Parker and Stone have said that when they trashed Family Guy, they received “attaboy” notes from the staffs of The Simpsons and King Of The Hill—both of which receive appreciative nods in the second part of “Cartoon Wars.” The episode features a cameo by Bart Simpson, who hangs out in the Fox lobby waiting to file his own complaint about Family Guy. Yet South Park dings The Simpsons a little bit too, if so lightly that it barely registers. When Bart and Cartman compare the worst things they’ve ever done, Bart mentions that he once cut the head off a statue, while Cartman says that he once killed a boy’s parents and fed them to him in a bowl of chili. Later, Bart smashes Kyle on the head with his skateboard and says, “Cowabunga, motherfucker!” (at least in the unedited version of the episode). Hearing profanity that harsh coming out of Bart’s mouth is bracing, and a reminder that while Bart has always been an iconic TV bad boy, The Simpsons’ writers are hardly as unfettered as South Park’s when it comes to playing rough.

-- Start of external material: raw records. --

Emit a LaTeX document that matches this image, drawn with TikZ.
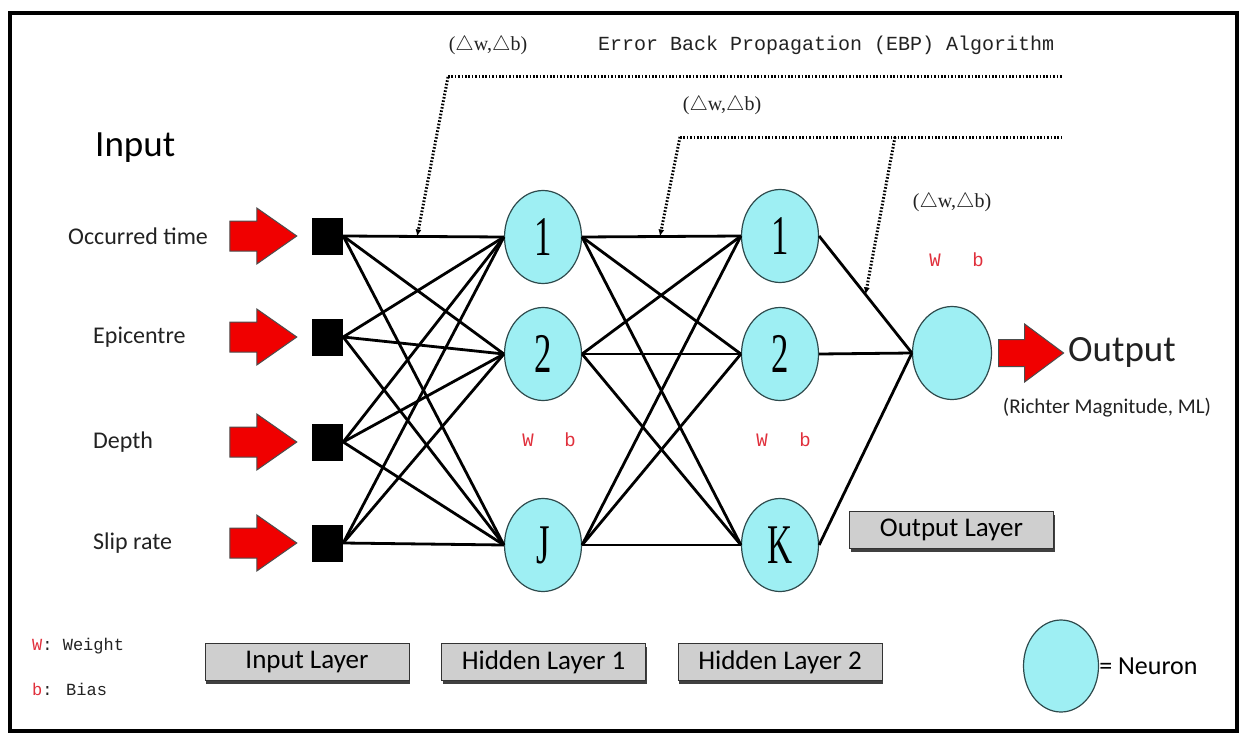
\documentclass[tikz,border=0pt]{standalone}
\usepackage{fontspec}
\setmainfont{Liberation Serif}
\newfontfamily\labfont{Carlito}
\newfontfamily\ebpfont{Liberation Mono}
\usepackage{graphicx}
\usetikzlibrary{arrows.meta,positioning,shapes.geometric,calc,shadows}
\definecolor{neuron}{HTML}{9EEFF3}
\definecolor{rim}{HTML}{2E4A4C}
\definecolor{wbred}{HTML}{E0303C}
\definecolor{arrowred}{HTML}{F00000}
\definecolor{boxgray}{HTML}{CFCFCF}
\definecolor{ink}{HTML}{222222}
\newcommand{\nnum}[1]{\fontsize{56}{56}\selectfont\scalebox{0.62}[1]{#1}}
\newcommand{\dwdb}{($\triangle$w,$\triangle$b)}

\begin{document}
\begin{tikzpicture}[x=1pt,y=-1pt,
  neuron/.style={ellipse,draw=rim,line width=1.2pt,fill=neuron,minimum width=77pt,minimum height=93pt,inner sep=0pt},
  inbox/.style={rectangle,fill=black,minimum width=31pt,minimum height=37pt,inner sep=0pt},
  layerbox/.style={rectangle,draw=black!80,line width=1pt,fill=boxgray,minimum width=204pt,minimum height=37pt,inner sep=0pt,
    font=\labfont\fontsize{27}{27}\selectfont,drop shadow={shadow xshift=1pt,shadow yshift=-3pt,fill=black!75,opacity=1}},
  inlab/.style={anchor=west,inner sep=0pt,text=ink,font=\labfont\fontsize{24}{24}\selectfont},
  link/.style={line width=2.8pt},
  ebp/.style={line width=3pt,dash pattern=on 1.6pt off 1.8pt,-{Latex[length=7pt,width=6pt]}},
  ebpline/.style={line width=3pt,dash pattern=on 1.6pt off 1.8pt},
  redarrow/.style={fill=arrowred,draw=black!70,line width=1pt,line join=miter},
  wb/.style={text=wbred,inner sep=0pt,font=\ebpfont\fontsize{19}{19}\selectfont},
  dlab/.style={inner sep=0pt,text=ink,font=\fontsize{20}{20}\selectfont}]
  \useasboundingbox (0,0) rectangle (1244,733);
  \draw[line width=3.5pt] (10,13) rectangle (1237,731);

  % input side
  \node[anchor=west,inner sep=0pt,font=\labfont\fontsize{37}{37}\selectfont] (inhead) at (95,148) {Input};
  \foreach \i/\y in {1/236,2/337,3/442,4/543}
    \node[inbox] (in\i) at (327.5,\y) {};
  \node[inlab] (lab1) at (68,236) {Occurred time};
  \node[inlab] (lab2) at (93,337) {Epicentre};
  \node[inlab] (lab3) at (93,442) {Depth};
  \node[inlab] (lab4) at (93,543) {Slip rate};
  \foreach \i in {1,...,4}
    \draw[redarrow] ($(in\i.west)+(-82,-15)$) -- ++(27,0) -- ++(0,-13) -- ++(40,28)
      -- ++(-40,28) -- ++(0,-13) -- ++(-27,0) -- cycle;

  % hidden layers and output neuron
  \node[neuron] (ha1) at (543,237) {\nnum{1}};
  \node[neuron] (ha2) at (543,354) {\nnum{2}};
  \node[neuron] (ha3) at (543,545) {\nnum{J}};
  \node[neuron] (hb1) at (780,236) {\nnum{1}};
  \node[neuron] (hb2) at (780,354) {\nnum{2}};
  \node[neuron] (hb3) at (780,545) {\nnum{K}};
  \node[neuron,minimum width=79pt] (out) at (952,353) {};

  \foreach \i in {1,...,4}
    \foreach \j in {1,2,3}
      \draw[link] (in\i.east) -- (ha\j.west);
  \foreach \i in {1,2,3}
    \foreach \j in {1,2,3}
      \draw[link] (ha\i.east) -- (hb\j.west);
  \foreach \i in {1,2,3}
    \draw[link] (hb\i.east) -- (out.west);

  \draw[redarrow] ($(out.east)+(6.5,-13.5)$) -- ++(26,0) -- ++(0,-15.5) -- ++(39,29)
    -- ++(-39,29) -- ++(0,-15.5) -- ++(-26,0) -- cycle;
  \node[anchor=west,inner sep=0pt,text=ink,font=\labfont\fontsize{37}{37}\selectfont] (outlab) at (1068,352) {Output};
  \node[inner sep=0pt,text=ink,font=\labfont\fontsize{21}{21}\selectfont] (outsub) at (1107,408) {(Richter Magnitude, ML)};

  % weights and biases
  \node[wb] (wa) at (528,440) {W};  \node[wb] (ba) at (570,440) {b};
  \node[wb] (wb2) at (762,440) {W}; \node[wb] (bb) at (805,440) {b};
  \node[wb] (wo) at (935,260) {W};  \node[wb] (bo) at (978,260) {b};

  % error back propagation
  \node[dlab] (d1) at (488,45) {\dwdb};
  \node[anchor=west,inner sep=0pt,text=ink,font=\ebpfont\fontsize{20}{20}\selectfont] (ebptxt) at (598,45) {Error Back Propagation (EBP) Algorithm};
  \node[dlab] (d2) at (722,105) {\dwdb};
  \node[dlab] (d3) at (952,202) {\dwdb};
  \coordinate (t1) at (448,77);
  \coordinate (e1) at (1063,77);
  \coordinate (t2) at (680,137);
  \coordinate (e2) at (1063,137);
  \coordinate (t3) at (895,137);
  \draw[ebpline] (t1) -- (e1);
  \draw[ebpline] (t2) -- (e2);
  \draw[ebp] (t1) -- ($(in1.east)!0.46!(ha1.west)$);
  \draw[ebp] (t2) -- ($(ha1.east)!0.49!(hb1.west)$);
  \draw[ebp] (t3) -- ($(hb1.east)!0.5!(out.west)$);

  % layer names
  \node[layerbox] (linput) at (307,662) {Input Layer};
  \node[layerbox] (lhid1) at (543.5,662) {Hidden Layer 1};
  \node[layerbox] (lhid2) at (780,662) {Hidden Layer 2};
  \node[layerbox] (lout) at (951.5,530) {Output Layer};

  % legend
  \node[anchor=west,inner sep=0pt,font=\ebpfont\fontsize{17}{17}\selectfont] (legw) at (32,646) {\textcolor{wbred}{W}\textcolor{ink}{ : Weight}};
  \node[anchor=west,inner sep=0pt,font=\ebpfont\fontsize{17}{17}\selectfont] (legb) at (32,689) {\textcolor{wbred}{b}\textcolor{ink}{ : Bias}};
  \node[neuron,minimum width=75pt,minimum height=92pt] (legn) at (1061,666) {};
  \node[anchor=west,inner sep=0pt,font=\labfont\fontsize{26}{26}\selectfont] (legtxt) at (legn.east) {= Neuron};
\end{tikzpicture}
\end{document}
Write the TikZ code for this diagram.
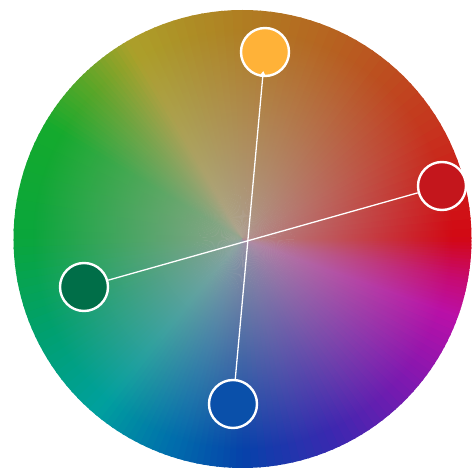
\documentclass[tikz,border=0pt]{standalone}
\usepackage{xcolor}
\usepackage{tikz}
\usetikzlibrary{arrows.meta, positioning, calc, fadings}
\definecolor{hue000}{RGB}{210,8,20}
\definecolor{hue030}{RGB}{198,52,30}
\definecolor{hue060}{RGB}{184,92,32}
\definecolor{hue090}{RGB}{176,126,34}
\definecolor{hue120}{RGB}{172,160,42}
\definecolor{hue135}{RGB}{90,166,40}
\definecolor{hue150}{RGB}{20,170,45}
\definecolor{hue180}{RGB}{10,166,60}
\definecolor{hue205}{RGB}{0,160,110}
\definecolor{hue230}{RGB}{0,160,158}
\definecolor{hue250}{RGB}{0,112,172}
\definecolor{hue270}{RGB}{6,66,170}
\definecolor{hue295}{RGB}{60,40,176}
\definecolor{hue320}{RGB}{130,24,176}
\definecolor{hue340}{RGB}{186,16,168}
\definecolor{hue350}{RGB}{200,10,110}
\definecolor{hubgray}{RGB}{172,164,162}
\definecolor{pickorange}{RGB}{255,178,56}
\definecolor{pickred}{RGB}{196,22,28}
\definecolor{pickgreen}{RGB}{0,110,72}
\definecolor{pickblue}{RGB}{10,80,170}
\tikzfading[name=hubfade, inner color=transparent!15, outer color=transparent!100]

\begin{document}
\begin{tikzpicture}[x=1pt, y=1pt, >=Stealth,
      handle/.style={circle, draw=white, line width=2.4pt, minimum size=48pt,
                     inner sep=0pt},
      link/.style={white, line width=1.3pt}]

    \useasboundingbox (0,0) rectangle (472,472);
    \coordinate (C) at (242.5,233);

    % hue ring, each sector split into small wedges
    \foreach \sa/\ea/\ca/\cb in {0/30/hue000/hue030, 30/60/hue030/hue060,
        60/90/hue060/hue090, 90/120/hue090/hue120, 120/135/hue120/hue135,
        135/150/hue135/hue150, 150/180/hue150/hue180, 180/205/hue180/hue205,
        205/230/hue205/hue230, 230/250/hue230/hue250, 250/270/hue250/hue270,
        270/295/hue270/hue295, 295/320/hue295/hue320, 320/340/hue320/hue340,
        340/350/hue340/hue350, 350/360/hue350/hue000}{
      \foreach \k in {0,...,11}{
        \pgfmathsetmacro\a{\sa+(\ea-\sa)*\k/12}
        \pgfmathsetmacro\b{\sa+(\ea-\sa)*(\k+1)/12+0.5}
        \pgfmathtruncatemacro\p{100*(\k+0.5)/12}
        \fill[\cb!\p!\ca] (C) -- ++(\a:229) arc[start angle=\a, end angle=\b,
                                                radius=229pt] -- cycle;
      }
    }

    % greyish hub
    \begin{scope}
      \clip (C) circle[radius=229pt];
      \fill[hubgray, path fading=hubfade] (C) circle[radius=210pt];
    \end{scope}

    \node[handle, fill=pickorange] (top)    at (265,420) {};
    \node[handle, fill=pickred]    (right)  at (442,286) {};
    \node[handle, fill=pickgreen]  (left)   at (84,185)  {};
    \node[handle, fill=pickblue]   (bottom) at (233,68)  {};

    \draw[link, -{Triangle[width=6pt, length=5pt]}, shorten >=-6pt] (bottom) -- (top);
    \draw[link] (left) -- (right);
  \end{tikzpicture}
\end{document}
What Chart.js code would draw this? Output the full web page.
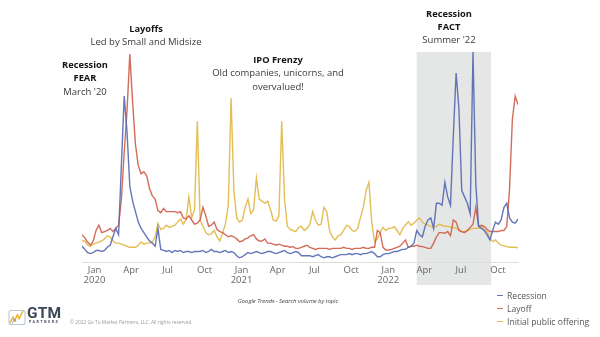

Did Parker and Stone’s focus on Family Guy obscure their ultimate message? Not necessarily. Sure, they may have inadvertently turned “Cartoon Wars” from “those episodes about the Danish cartoon controversy” to “those episodes about how Family Guy is written by manatees.” But anyone who watches “Cartoon Wars” is bound to get what South Park is trying to say about intimidation and censorship. It’s not like Parker and Stone are keeping their opinions to themselves.
Besides, there’s more to these two episodes than just “the First Amendment rocks.” At one point, a Fox staffer notes admiringly that the Family Guy manatees—who look oddly beautiful, by the way—are “the only animals completely unmoved by terrorist threats.” But that isn’t necessarily a plus. That means these manatees lack basic human compassion and reason, and in that way are no different from a terrorist who responds only to doctrine, devoid of nuance. There should be some semblance of individuality to a creative endeavor, not faceless ideology. Also, freedom of expression shouldn’t portend outright chaos. I’m sure South Park fans aren’t encouraged to stand up and start yelling when Parker and Stone make a public appearance, nor are they asked to send in their own jokes for the show. (Actually, over the past few years, the writing staff on South Park has shrunk to Parker alone, more or less.)
Parker and Stone are part of a breed that takes comedy seriously: a breed that wears its tastes in what’s funny as an identity. For them, comedy isn’t about wanton wackiness; it’s about having a point of view. And if there’s a successful show out there that doesn’t meet that minimum standard of quality, well, they certainly have a right to exist. But that doesn’t mean other comedians can’t try to shame it into irrelevance.
Addendum: I feel obliged to note that while I consider myself a South Park fan, I’m no super-fan. I used to watch fervently in the early years, and then it became one of those shows I drop in on, whenever I hear that they’ve come up with a particularly good episode. I actually do think that Parker and Stone can be too preachy at times, putting speeches where the jokes should be. That may be a function of the way South Park is produced, being that they keep to such a tight schedule that they frequently make references to events that happened less than a week before airtime. Or it may just be that South Park is Parker and Stone’s show, and they can do with it what they damn well please.